Article submitted by Ana Gozalo F.EdPlus Development Manager, University of Adelaide
The philanthropic landscape is about to experience a monumental shift. According to Altrata’s Family Wealth Transfer 2024 report, approximately 1.2 million wealthy individuals will transfer nearly $31 trillion in the next decade. This massive wealth transfer presents opportunities and challenges for Fundraising professionals.

Key Implications for Fundraising
1. Primary Beneficiaries: Generation X, currently midto- late 40s, will be the main recipients. This group differs from their predecessors in values, experiences, and aspirations. Understanding these generational dynamics is crucial for succession planning and engagement strategies.
2. Generational Dynamics: Differences in values and aspirations between wealth founders and their younger beneficiaries require involving younger family members in succession planning to ensure the transfer of both wealth and values.
3. Lifetime Transfers: Increasingly, wealth is being passed on during the wealth holder’s lifetime, requiring earlier engagement of potential heirs to
avoid conflicts over family wealth distribution.
Gen X Fundraising Trends, Preferences, Patterns
Much research has focused on giving patterns of Baby Boomers and Millennials, with Generation X (1965–1980) often being overlooked. Interestingly, Gen X will be the primary recipients of this anticipated transfer of wealth.
According to the Blackbaud Next Generation Report, many Gen X donors see giving as part of their identity and are intentional about the organisations they support. Characterised by pragmatism and independence, they prefer to support causes that directly impact their communities – environmentally, educationally, and concerning children’s welfare. Schools and universities particularly resonate with this generation.
Gen X donors are comfortable with online and offline giving; however, prefer making online donations. Survey respondents preferred receiving donation receipts by email (42%) and expected an immediate receipt after making their gift (36%).

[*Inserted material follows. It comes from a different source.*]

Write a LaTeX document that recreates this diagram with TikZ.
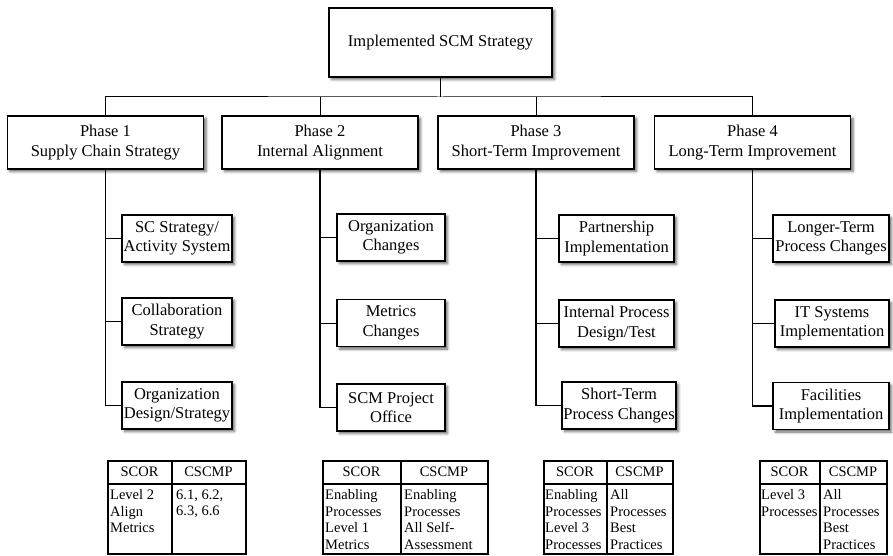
\documentclass[tikz,border=0pt]{standalone}
\usepackage{fontspec}
\setmainfont{Liberation Serif}
\usetikzlibrary{positioning, shadows.blur}

\begin{document}
\begin{tikzpicture}[x=1pt, y=-1pt, font=\fontsize{16.5}{19.5}\selectfont,
      box/.style={draw, line width=1.1pt, fill=white, align=center,
                  inner xsep=1pt, inner ysep=2pt,
                  blur shadow={shadow xshift=2.5pt, shadow yshift=-2.5pt,
                               shadow blur radius=2.5pt, shadow opacity=60}},
      goalbox/.style={box, minimum width=223pt, minimum height=69pt},
      phasebox/.style={box, minimum width=196pt, minimum height=53pt},
      taskbox/.style={box, minimum height=47pt},
      link/.style={line width=1pt},
      trunk/.style={line width=1.6pt},
      tblbox/.style={draw, line width=2pt, anchor=north west,
                     minimum height=93pt, inner sep=0pt},
      tblrule/.style={line width=2pt},
      tblhead/.style={font=\fontsize{14.5}{16.5}\selectfont},
      tblcell/.style={font=\fontsize{14.5}{16.5}\selectfont, align=left,
                      anchor=north west, inner sep=0pt}]
  \useasboundingbox (0,0) rectangle (893,556);
  % Strategy
  \node[goalbox] (goal) at (440.5,42.5) {Implemented SCM Strategy};
  % Phases
  \node[phasebox] (ph1) at (105.5,142.5) {Phase 1\\Supply Chain Strategy};
  \node[phasebox] (ph2) at (320,142.5) {Phase 2\\Internal Alignment};
  \node[phasebox] (ph3) at (536,142.5) {Phase 3\\Short-Term Improvement};
  \node[phasebox] (ph4) at (752.5,142.5) {Phase 4\\Long-Term Improvement};
  \coordinate (bus) at (440.5,97);
  \draw[trunk] (goal) -- (bus);
  \draw[link] (ph1.north) |- (bus) -| (ph4.north);
  \draw[link] (ph2.north) -- (ph2.north |- bus);
  \draw[link] (ph3.north) -- (ph3.north |- bus);
  % Phase 1 tasks
  \node[taskbox, minimum width=110pt] (p1a) at (177,238.5) {SC Strategy/\\Activity System};
  \node[taskbox, minimum width=110pt] (p1b) at (177,321.5) {Collaboration\\Strategy};
  \node[taskbox, minimum width=110pt] (p1c) at (177,405.5) {Organization\\Design/Strategy};
  \draw[trunk] (ph1.south) |- (p1c.west);
  \draw[link] (p1a.west) -- (p1a.west -| ph1.south);
  \draw[link] (p1b.west) -- (p1b.west -| ph1.south);
  % Phase 2 tasks
  \node[taskbox, minimum width=108pt] (p2a) at (391,237.5) {Organization\\Changes};
  \node[taskbox, minimum width=108pt] (p2b) at (391,323) {Metrics\\Changes};
  \node[taskbox, minimum width=108pt] (p2c) at (391,407.5) {SCM Project\\Office};
  \draw[trunk] (ph2.south) |- (p2c.west);
  \draw[link] (p2a.west) -- (p2a.west -| ph2.south);
  \draw[link] (p2b.west) -- (p2b.west -| ph2.south);
  % Phase 3 tasks
  \node[taskbox, minimum width=115pt] (p3a) at (616.5,238.5) {Partnership\\Implementation};
  \node[taskbox, minimum width=115pt] (p3b) at (616.5,323.5) {Internal Process\\Design/Test};
  \node[taskbox, minimum width=114pt] (p3c) at (619,405.5) {Short-Term\\Process Changes};
  \draw[trunk] (ph3.south) |- (p3c.west);
  \draw[link] (p3a.west) -- (p3a.west -| ph3.south);
  \draw[link] (p3b.west) -- (p3b.west -| ph3.south);
  % Phase 4 tasks
  \node[taskbox, minimum width=116pt] (p4a) at (831,238.5) {Longer-Term\\Process Changes};
  \node[taskbox, minimum width=114pt] (p4b) at (832,323.5) {IT Systems\\Implementation};
  \node[taskbox, minimum width=116pt] (p4c) at (831,406) {Facilities\\Implementation};
  \draw[trunk] (ph4.south) |- (p4c.west);
  \draw[link] (p4a.west) -- (p4a.west -| ph4.south);
  \draw[link] (p4b.west) -- (p4b.west -| ph4.south);
  % SCOR / CSCMP tables
  \node[tblbox, minimum width=138pt] (tb1) at (107,460) {};
  \draw[tblrule] (107,484) -- (245,484) (172,460) -- (172,553);
  \node[tblhead] (tb1l) at (139.5,471.5) {SCOR};
  \node[tblhead] (tb1r) at (208.5,471.5) {CSCMP};
  \node[tblcell] (tb1a) at (110,489.5) {Level 2\\Align\\Metrics};
  \node[tblcell] (tb1b) at (176,489.5) {6.1, 6.2,\\6.3, 6.6};
  \node[tblbox, minimum width=165pt] (tb2) at (322,460) {};
  \draw[tblrule] (322,484) -- (487,484) (401,460) -- (401,553);
  \node[tblhead] (tb2l) at (361.5,471.5) {SCOR};
  \node[tblhead] (tb2r) at (444,471.5) {CSCMP};
  \node[tblcell] (tb2a) at (325,489.5) {Enabling\\Processes\\Level 1\\Metrics};
  \node[tblcell] (tb2b) at (404,489.5) {Enabling\\Processes\\All Self-\\Assessment};
  \node[tblbox, minimum width=129pt] (tb3) at (543,460) {};
  \draw[tblrule] (543,484) -- (672,484) (607,460) -- (607,553);
  \node[tblhead] (tb3l) at (575,471.5) {SCOR};
  \node[tblhead] (tb3r) at (639.5,471.5) {CSCMP};
  \node[tblcell] (tb3a) at (545,489.5) {Enabling\\Processes\\Level 3\\Processes};
  \node[tblcell] (tb3b) at (610,489.5) {All\\Processes\\Best\\Practices};
  \node[tblbox, minimum width=127pt] (tb4) at (759,460) {};
  \draw[tblrule] (759,484) -- (886,484) (820,460) -- (820,553);
  \node[tblhead] (tb4l) at (789.5,471.5) {SCOR};
  \node[tblhead] (tb4r) at (853,471.5) {CSCMP};
  \node[tblcell] (tb4a) at (761,489.5) {Level 3\\Processes};
  \node[tblcell] (tb4b) at (823,489.5) {All\\Processes\\Best\\Practices};
\end{tikzpicture}
\end{document}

The biggest reasons they discontinue their support is if they feel their money was not spent wisely or if they had a bad experience with the institution.
Conclusion
Early engagement with Generation X is vital to securing intergenerational legacy gifts. Building a partnership that enriches a donor’s family, and the organisation, will lead to more committed, passionate involvement from all family members.
Understanding Generation X allows us to better align our strategies to engage and inspire a new generation of philanthropists. Developing personal connections with donors requires intentionality. Building trust and loyalty takes time and effort. Demonstrating the impact that fundraising has in our communities and building a great donor experience before, during, and after a gift is critical.
Today, it is more important than ever for educational institutions to invest in philanthropy to forge those crucial connections and recoup the benefits of effective donor engagement across multiple generations in our communities.
Happy Fundraising!
Ana Gozalo F.EdPlus
Development Manager
University of Adelaide
Key Takeaways:
- Understand Gen X givers
- Shift in transfer to during wealth holders’ lifetimes
- Immediately acknowledge and receipt gifts
- Evidence funds spent wisely
- Forge Gen X connections as key to multi-generational engagement
Sources:
- Altrata, Family Wealth Transfer 2024 report, 2024
- The Blackbaud Institute, Next Generation of American Giving study, 2018
- Qgiv’s Generational Giving Report.